S’attaquer aux problèmes systémiques via l’art

Une professeure de l’Université Concordia présente une exposition sur le patrimoine artistique afro-canadien.

19 mai 2022

Joana Joachim était encore étudiante quand elle a eu l’idée de mettre en valeur les contributions des artistes canadiens noirs. Pendant sa maîtrise en muséologie à l’Université de Montréal, elle a participé à une résidence collective à Artexte – un organisme artistique du centre-ville de Montréal – laquelle avait pour objectif de créer une bibliographie d’artistes noirs et asiatiques, deux groupes historiquement ignorés par les institutions artistiques eurocentriques.

« J’avais l’impression d’avoir seulement gratté la surface, et ça m’est resté en tête. » Aujourd’hui, son exposition Blackity (présentée à Artexte depuis septembre dernier et jusqu’en juin prochain) retrace les grands moments – et, surtout, les lacunes – de l’histoire de l’art noir au Canada.

Occupant depuis peu le poste de professeure adjointe d’études africaines en éducation artistique, histoire de l’art et justice sociale à l’Université Concordia, Mme Joachim estime que l’engagement d’Artexte à s’attaquer aux problèmes systémiques dans le monde de l’art a servi d’inspiration à Blackity. « Ça m’a vraiment influencée, en tant que conservatrice et historienne de l’art », explique-t-elle.

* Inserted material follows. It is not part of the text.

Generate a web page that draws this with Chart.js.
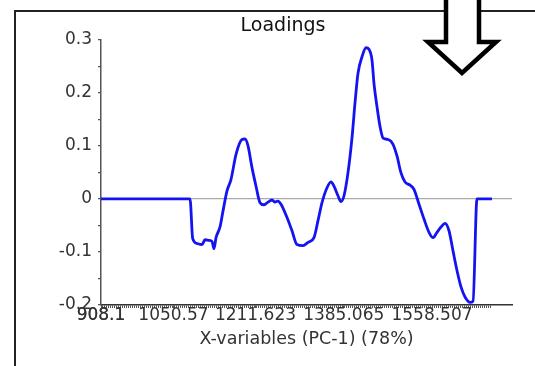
<!DOCTYPE html>
<html>
<head>
<meta charset="utf-8">
<script src="https://cdn.jsdelivr.net/npm/chart.js@4/dist/chart.umd.min.js"></script>
<style>
  html, body { margin: 0; padding: 0; background: #fff; }
  #wrap { width: 535px; height: 366px; position: relative; }
</style>
</head>
<body>
<div id="wrap"><canvas id="loadingsChart"></canvas></div>
<script>
// PC-1 loadings against wavenumber
const wavenumbers = [
  908.1, 1083.0, 1088.3, 1096.7, 1106.6, 1112.5, 1120.3, 1126.2, 1130.1, 1134.1,
  1141.9, 1147.8, 1155.7, 1163.6, 1173.4, 1185.2, 1191.1, 1197.0, 1204.8, 1212.7,
  1220.5, 1228.4, 1236.3, 1244.1, 1250.0, 1255.9, 1261.8, 1273.6, 1283.4, 1293.2,
  1305.0, 1314.9, 1326.6, 1334.5, 1342.4, 1352.2, 1360.1, 1365.9, 1373.8, 1379.7,
  1385.6, 1393.5, 1401.3, 1407.2, 1413.1, 1421.0, 1428.8, 1434.7, 1440.6, 1444.5,
  1450.4, 1456.3, 1462.2, 1472.1, 1481.9, 1489.7, 1497.6, 1505.5, 1515.3, 1523.1,
  1533.0, 1542.8, 1552.6, 1560.5, 1568.3, 1576.2, 1584.1, 1591.9, 1599.8, 1607.6,
  1615.5, 1623.4, 1633.2, 1639.1, 1646.9, 1676.4
];
const loadings = [
  0, 0, -0.075, -0.084, -0.086, -0.077, -0.078, -0.080, -0.094, -0.073,
  -0.053, -0.023, 0.015, 0.037, 0.084, 0.112, 0.113, 0.100, 0.059, 0.024,
  -0.007, -0.011, -0.006, -0.002, -0.006, -0.004, -0.010, -0.035, -0.060, -0.086,
  -0.088, -0.082, -0.073, -0.041, -0.007, 0.021, 0.032, 0.024, 0.006, -0.005,
  0.006, 0.050, 0.115, 0.181, 0.237, 0.268, 0.285, 0.282, 0.262, 0.218,
  0.174, 0.137, 0.115, 0.112, 0.103, 0.081, 0.049, 0.032, 0.026, 0.018,
  -0.010, -0.038, -0.063, -0.073, -0.063, -0.053, -0.046, -0.060, -0.098, -0.135,
  -0.166, -0.185, -0.195, -0.193, 0, 0
];
const xLabels = [908.1, 1050.57, 1211.623, 1385.065, 1558.507];
const yTicks = [-0.2, -0.15, -0.1, -0.05, 0, 0.05, 0.1, 0.15, 0.2, 0.25, 0.3];

const xMin = 908.1;
const xMax = 1715.7;
const minorEnd = 1676.4;
const minorStep = 3.92;
const fontFamily = "DejaVu Sans, sans-serif";

// frame lines and the big outlined arrow
const decorations = {
  id: "decorations",
  afterDraw(chart) {
    const ctx = chart.ctx;
    ctx.save();
    ctx.strokeStyle = "#222";
    ctx.lineWidth = 2;
    ctx.beginPath();
    ctx.moveTo(15, 366);
    ctx.lineTo(15, 11);
    ctx.lineTo(535, 11);
    ctx.stroke();

    ctx.beginPath();
    ctx.moveTo(446, -6);
    ctx.lineTo(446, 42);
    ctx.lineTo(428, 42);
    ctx.lineTo(462, 73);
    ctx.lineTo(496, 42);
    ctx.lineTo(479, 42);
    ctx.lineTo(479, -6);
    ctx.closePath();
    ctx.fillStyle = "#fff";
    ctx.fill();
    ctx.lineWidth = 4.5;
    ctx.lineJoin = "miter";
    ctx.strokeStyle = "#000";
    ctx.stroke();
    ctx.restore();
  }
};

const points = wavenumbers.map((w, i) => ({ x: w, y: loadings[i] }));

new Chart(document.getElementById("loadingsChart"), {
  type: "line",
  data: {
    datasets: [{
      data: points,
      borderColor: "#1414f2",
      borderWidth: 2.8,
      pointRadius: 0,
      cubicInterpolationMode: "monotone",
      fill: false
    }]
  },
  options: {
    responsive: true,
    maintainAspectRatio: false,
    animation: false,
    layout: { padding: { left: 54, right: 23, top: 0, bottom: 0 } },
    plugins: {
      legend: { display: false },
      tooltip: { enabled: false },
      title: {
        display: true,
        text: "Loadings",
        color: "#111",
        font: { family: fontFamily, size: 19, weight: "normal" },
        padding: { top: 15, bottom: 2 }
      }
    },
    scales: {
      x: {
        type: "linear",
        min: xMin,
        max: xMax,
        afterBuildTicks(scale) {
          const ticks = [];
          for (let v = xMin; v <= minorEnd + 0.01; v += minorStep) ticks.push({ value: v });
          xLabels.forEach(v => ticks.push({ value: v }));
          ticks.sort((a, b) => a.value - b.value);
          scale.ticks = ticks;
        },
        afterFit(scale) { scale.height = 61; },
        ticks: {
          autoSkip: false,
          maxRotation: 0,
          padding: -3,
          color: "#333",
          font: { family: fontFamily, size: 17 },
          callback: (v) => {
            const hit = xLabels.find(l => Math.abs(l - v) < 1e-6);
            return hit !== undefined ? String(hit) : "";
          }
        },
        grid: { drawOnChartArea: false, tickLength: 3, color: "#555", lineWidth: 1 },
        border: { color: "#333", width: 1.5 },
        title: {
          display: true,
          text: "X-variables (PC-1) (78%)",
          color: "#333",
          font: { family: fontFamily, size: 17.5 },
          padding: { top: 0, bottom: 16 }
        }
      },
      y: {
        min: -0.2,
        max: 0.3,
        afterBuildTicks(scale) {
          scale.ticks = yTicks.map(v => ({ value: v }));
        },
        afterFit(scale) { scale.width = 47; },
        ticks: {
          padding: 6,
          color: "#333",
          font: { family: fontFamily, size: 17 },
          callback: (v) => {
            const tenths = Math.round(v * 100);
            return tenths % 10 === 0 ? String(tenths / 100) : "";
          }
        },
        grid: {
          tickLength: 3,
          tickColor: "#555",
          color: (c) => (c.tick && c.tick.value === 0 ? "#aaa" : "rgba(0,0,0,0)"),
          lineWidth: 1.2
        },
        border: { color: "#555", width: 1.5 }
      }
    }
  },
  plugins: [decorations]
});
</script>
</body>
</html>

Habilement axée sur le concept de l’éphémère, Blackity expose divers objets à usage unique, comme des brochures et des billets d’entrée. Mme Joachim les trouve essentiels parce qu’ils témoignent d’activités organisées en marge des institutions. Les visiteurs pourront notamment examiner l’affiche d’un spectacle de Tim Whiten, des diapositives des sculptures de Stan Douglas et des revues littéraires recelant des textes de Dionne Brand et de Sylvia Hamilton.

Si plusieurs objets datent des années 1970, la plupart proviennent des décennies suivantes, où l’archivage a véritablement explosé. Pour illustrer ce déséquilibre, Joana Joachim a fait peindre des bandes verticales sur les murs de la salle d’exposition, dont l’épaisseur reflète le nombre d’éléments disponibles – ou le degré de reconnaissance – à une époque donnée. Photo par Paul Litherland.

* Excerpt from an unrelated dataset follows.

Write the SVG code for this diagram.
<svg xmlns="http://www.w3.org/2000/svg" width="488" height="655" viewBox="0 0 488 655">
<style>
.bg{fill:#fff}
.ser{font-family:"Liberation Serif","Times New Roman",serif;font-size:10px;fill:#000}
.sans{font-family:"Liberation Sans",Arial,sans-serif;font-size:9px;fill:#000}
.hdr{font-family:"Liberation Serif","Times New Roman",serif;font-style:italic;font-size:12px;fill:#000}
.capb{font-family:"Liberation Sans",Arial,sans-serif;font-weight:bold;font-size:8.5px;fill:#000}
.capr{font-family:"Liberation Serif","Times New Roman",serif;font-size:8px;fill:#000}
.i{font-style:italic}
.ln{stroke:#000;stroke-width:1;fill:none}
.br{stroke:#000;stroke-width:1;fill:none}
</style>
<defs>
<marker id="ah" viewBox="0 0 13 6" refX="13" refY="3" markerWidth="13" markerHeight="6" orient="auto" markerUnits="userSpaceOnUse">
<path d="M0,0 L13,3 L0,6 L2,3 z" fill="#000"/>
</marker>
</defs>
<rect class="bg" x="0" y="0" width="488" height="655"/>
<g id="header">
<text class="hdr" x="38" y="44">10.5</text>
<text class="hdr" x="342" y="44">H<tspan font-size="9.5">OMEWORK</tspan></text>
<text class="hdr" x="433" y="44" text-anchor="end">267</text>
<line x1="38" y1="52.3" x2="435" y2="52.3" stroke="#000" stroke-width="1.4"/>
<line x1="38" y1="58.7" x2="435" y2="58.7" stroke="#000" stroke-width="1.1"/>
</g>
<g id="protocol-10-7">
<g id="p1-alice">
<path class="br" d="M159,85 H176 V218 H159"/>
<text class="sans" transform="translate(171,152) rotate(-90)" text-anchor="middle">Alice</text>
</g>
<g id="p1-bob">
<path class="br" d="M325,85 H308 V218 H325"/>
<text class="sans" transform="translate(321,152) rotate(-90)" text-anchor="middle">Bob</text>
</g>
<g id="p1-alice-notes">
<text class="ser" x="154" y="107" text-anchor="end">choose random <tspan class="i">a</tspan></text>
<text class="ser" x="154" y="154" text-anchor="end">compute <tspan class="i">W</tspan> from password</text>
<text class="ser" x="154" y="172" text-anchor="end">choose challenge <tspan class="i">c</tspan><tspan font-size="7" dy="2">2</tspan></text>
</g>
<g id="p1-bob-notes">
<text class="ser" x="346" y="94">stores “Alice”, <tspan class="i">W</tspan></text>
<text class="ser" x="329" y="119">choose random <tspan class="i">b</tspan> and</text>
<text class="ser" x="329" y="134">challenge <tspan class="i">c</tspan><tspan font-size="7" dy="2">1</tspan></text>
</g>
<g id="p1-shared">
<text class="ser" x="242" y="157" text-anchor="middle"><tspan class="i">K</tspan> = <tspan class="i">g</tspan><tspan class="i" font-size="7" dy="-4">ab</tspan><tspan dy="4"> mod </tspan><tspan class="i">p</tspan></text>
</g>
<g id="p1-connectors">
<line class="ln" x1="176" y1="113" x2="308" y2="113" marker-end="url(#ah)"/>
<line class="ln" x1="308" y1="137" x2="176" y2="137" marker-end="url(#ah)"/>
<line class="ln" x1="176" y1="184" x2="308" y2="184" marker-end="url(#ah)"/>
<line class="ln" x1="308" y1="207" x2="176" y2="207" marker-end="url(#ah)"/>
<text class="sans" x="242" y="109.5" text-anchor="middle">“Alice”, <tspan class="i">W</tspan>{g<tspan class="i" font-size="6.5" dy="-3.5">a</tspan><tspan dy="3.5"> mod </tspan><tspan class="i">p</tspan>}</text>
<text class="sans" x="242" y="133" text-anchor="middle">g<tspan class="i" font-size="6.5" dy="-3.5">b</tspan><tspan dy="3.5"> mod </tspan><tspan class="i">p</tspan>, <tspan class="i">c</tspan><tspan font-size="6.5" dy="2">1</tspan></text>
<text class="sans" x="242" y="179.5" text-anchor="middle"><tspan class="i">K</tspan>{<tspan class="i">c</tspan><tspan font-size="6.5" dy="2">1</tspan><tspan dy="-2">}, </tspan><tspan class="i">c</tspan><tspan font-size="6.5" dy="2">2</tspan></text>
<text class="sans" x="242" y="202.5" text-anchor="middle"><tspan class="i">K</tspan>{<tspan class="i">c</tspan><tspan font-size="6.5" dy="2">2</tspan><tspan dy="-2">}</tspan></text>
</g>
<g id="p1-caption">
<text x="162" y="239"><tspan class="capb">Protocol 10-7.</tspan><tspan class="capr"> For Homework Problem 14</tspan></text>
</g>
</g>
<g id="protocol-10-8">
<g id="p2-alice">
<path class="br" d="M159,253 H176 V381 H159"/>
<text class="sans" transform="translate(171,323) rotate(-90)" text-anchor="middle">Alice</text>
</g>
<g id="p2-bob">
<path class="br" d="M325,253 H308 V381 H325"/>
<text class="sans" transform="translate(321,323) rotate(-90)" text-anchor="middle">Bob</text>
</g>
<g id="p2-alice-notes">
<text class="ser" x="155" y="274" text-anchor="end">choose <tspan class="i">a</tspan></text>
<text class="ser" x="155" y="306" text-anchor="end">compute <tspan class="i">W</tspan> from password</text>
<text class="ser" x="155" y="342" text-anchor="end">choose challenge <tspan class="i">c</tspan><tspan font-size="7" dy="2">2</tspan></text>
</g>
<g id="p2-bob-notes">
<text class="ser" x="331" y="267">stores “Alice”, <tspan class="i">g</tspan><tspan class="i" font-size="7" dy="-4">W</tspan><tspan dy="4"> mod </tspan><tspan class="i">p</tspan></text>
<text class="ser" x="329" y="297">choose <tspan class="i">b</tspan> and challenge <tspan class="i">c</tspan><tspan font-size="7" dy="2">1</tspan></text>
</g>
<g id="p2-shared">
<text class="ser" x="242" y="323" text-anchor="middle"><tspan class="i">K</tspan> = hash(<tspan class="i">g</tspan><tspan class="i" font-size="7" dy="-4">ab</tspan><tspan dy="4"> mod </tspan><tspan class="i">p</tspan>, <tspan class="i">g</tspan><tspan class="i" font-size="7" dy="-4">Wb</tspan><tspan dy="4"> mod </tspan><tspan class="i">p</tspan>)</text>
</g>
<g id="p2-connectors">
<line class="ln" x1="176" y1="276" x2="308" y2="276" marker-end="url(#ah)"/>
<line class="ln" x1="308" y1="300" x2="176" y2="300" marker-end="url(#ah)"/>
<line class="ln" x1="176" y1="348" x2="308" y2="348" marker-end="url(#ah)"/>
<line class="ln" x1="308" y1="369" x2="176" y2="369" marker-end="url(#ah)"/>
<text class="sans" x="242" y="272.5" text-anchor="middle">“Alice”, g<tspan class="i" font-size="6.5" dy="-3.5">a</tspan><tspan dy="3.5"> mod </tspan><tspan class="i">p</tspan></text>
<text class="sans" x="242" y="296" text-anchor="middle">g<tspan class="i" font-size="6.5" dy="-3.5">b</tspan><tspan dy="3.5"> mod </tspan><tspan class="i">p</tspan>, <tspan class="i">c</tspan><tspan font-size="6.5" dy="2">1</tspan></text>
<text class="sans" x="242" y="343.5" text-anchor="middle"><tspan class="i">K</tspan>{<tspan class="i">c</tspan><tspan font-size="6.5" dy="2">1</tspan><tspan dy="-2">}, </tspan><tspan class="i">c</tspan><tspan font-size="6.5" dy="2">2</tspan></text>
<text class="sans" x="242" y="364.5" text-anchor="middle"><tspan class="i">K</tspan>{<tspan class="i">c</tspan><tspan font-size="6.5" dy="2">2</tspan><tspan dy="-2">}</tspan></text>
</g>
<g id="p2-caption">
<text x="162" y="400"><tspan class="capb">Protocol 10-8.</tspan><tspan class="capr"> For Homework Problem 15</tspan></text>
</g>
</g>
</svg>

Si plusieurs objets datent des années 1970, la plupart proviennent des décennies suivantes, où l’archivage a véritablement explosé. Pour illustrer ce déséquilibre, Mme Joachim a fait peindre des bandes verticales sur les murs de la salle d’exposition, dont l’épaisseur reflète le nombre d’éléments disponibles – ou le degré de reconnaissance – à une époque donnée. Dans certaines inscriptions, elle a aussi choisi d’utiliser de grands caractères gris pâle qui symbolisent la place des artistes noirs dans l’histoire du Canada : présents et influents, certes, mais pas reconnus comme tels.

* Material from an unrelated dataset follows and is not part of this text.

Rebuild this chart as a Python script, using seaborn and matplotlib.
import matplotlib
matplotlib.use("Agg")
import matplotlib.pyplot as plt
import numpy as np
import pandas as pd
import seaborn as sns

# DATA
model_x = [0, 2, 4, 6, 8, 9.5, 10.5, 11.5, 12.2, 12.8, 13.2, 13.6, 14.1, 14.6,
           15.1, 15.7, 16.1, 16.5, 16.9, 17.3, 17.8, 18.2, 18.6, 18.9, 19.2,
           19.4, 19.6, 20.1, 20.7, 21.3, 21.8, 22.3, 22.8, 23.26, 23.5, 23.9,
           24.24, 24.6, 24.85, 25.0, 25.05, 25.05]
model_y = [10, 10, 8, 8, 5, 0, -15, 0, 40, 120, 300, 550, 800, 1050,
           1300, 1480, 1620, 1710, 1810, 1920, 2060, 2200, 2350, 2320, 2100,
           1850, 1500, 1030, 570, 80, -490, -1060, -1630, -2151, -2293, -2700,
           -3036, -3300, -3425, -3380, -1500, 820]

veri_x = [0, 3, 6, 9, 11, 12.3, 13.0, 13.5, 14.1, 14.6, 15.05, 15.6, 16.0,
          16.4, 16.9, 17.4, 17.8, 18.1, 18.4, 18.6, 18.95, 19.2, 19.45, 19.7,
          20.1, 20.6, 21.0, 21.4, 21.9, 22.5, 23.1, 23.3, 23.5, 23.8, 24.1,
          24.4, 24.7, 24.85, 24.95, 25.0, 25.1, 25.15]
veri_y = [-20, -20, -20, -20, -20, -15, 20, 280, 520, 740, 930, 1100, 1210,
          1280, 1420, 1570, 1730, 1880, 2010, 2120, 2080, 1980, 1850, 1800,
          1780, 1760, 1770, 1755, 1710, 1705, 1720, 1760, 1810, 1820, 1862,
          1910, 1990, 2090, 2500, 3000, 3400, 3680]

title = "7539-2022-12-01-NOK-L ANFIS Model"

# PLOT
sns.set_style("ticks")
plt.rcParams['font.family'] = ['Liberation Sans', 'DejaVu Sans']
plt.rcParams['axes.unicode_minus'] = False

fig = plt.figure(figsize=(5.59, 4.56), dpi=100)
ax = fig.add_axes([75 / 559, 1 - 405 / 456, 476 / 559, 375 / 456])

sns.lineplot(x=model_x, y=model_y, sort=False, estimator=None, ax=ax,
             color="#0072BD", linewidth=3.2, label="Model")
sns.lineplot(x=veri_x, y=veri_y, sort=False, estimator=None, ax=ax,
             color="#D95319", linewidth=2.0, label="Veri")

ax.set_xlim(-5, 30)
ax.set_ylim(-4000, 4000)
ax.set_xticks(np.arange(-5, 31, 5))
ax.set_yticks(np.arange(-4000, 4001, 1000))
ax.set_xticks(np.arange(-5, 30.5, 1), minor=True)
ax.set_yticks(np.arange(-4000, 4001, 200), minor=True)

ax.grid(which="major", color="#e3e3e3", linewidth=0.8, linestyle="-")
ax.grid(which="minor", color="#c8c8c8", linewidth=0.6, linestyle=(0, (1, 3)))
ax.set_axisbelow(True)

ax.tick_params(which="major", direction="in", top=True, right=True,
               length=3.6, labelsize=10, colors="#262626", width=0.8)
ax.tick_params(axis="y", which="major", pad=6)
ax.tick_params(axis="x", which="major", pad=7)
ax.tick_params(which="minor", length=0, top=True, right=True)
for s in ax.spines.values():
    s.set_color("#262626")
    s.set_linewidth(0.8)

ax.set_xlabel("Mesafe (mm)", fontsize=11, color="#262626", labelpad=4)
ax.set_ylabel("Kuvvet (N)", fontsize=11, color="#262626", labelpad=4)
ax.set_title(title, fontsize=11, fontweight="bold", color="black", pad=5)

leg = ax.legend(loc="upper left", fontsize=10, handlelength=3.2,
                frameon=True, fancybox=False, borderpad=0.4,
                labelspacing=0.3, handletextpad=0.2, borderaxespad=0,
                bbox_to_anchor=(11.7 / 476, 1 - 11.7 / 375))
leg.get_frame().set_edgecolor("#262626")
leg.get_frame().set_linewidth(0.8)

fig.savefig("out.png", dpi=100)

Blackity est le fruit de la collaboration entre Mme Joachim et Mojeanne Behzadi, qui lui succède à Artexte. Cette dernière a recruté les artistes qui ont peint les bandes grises, ainsi qu’Alex Nawotka de Mutual Design pour l’exposition virtuelle. Pour elle, le point fort de Blackity est qu’elle nous rappelle l’importance de documenter tous les types d’expérience possible. « Tous ces spectacles incroyables qui ne laissent pas de traces écrites risquent de tomber dans l’oubli. J’aime le fait que Blackity nous incite à préserver ces souvenirs. » Mme Behzadi décrit l’exposition comme une « bibliographie visuelle » que les chercheurs peuvent utiliser comme référence.

Certains objets ont attiré l’attention de Mme Joachim par leur bizarrerie, comme un taureau miniature retrouvé dans un sac plastique – preuve qu’on ne peut jamais prévoir ce qui sera important. Le cas de l’artiste Khadejha McCall illustre parfaitement la mission de Blackity : malgré le fait qu’elle exposait ses œuvres depuis 1967, Mme Joachim a trouvé qu’une seule phrase à son sujet dans un catalogue de 1993. C’est un exemple flagrant qui illustre la perception de Mme Behzadi à l’effet que les œuvres qui ne sont pas valorisées peuvent rester trop longtemps dans l’ombre.

Dans la description de l’exposition, Mme Joachim explique son souhait de représenter l’art afro-canadien comme une « constellation au lieu d’un canon linéaire ». En s’éloignant du format de la ligne du temps, « on obtient des instants de création qui semblent disparates, alors qu’ils sont pourtant connectés. La constellation, en revanche, nous permet de porter un regard plus nuancé sur l’histoire, les acteurs et l’espace qu’ils occupaient ».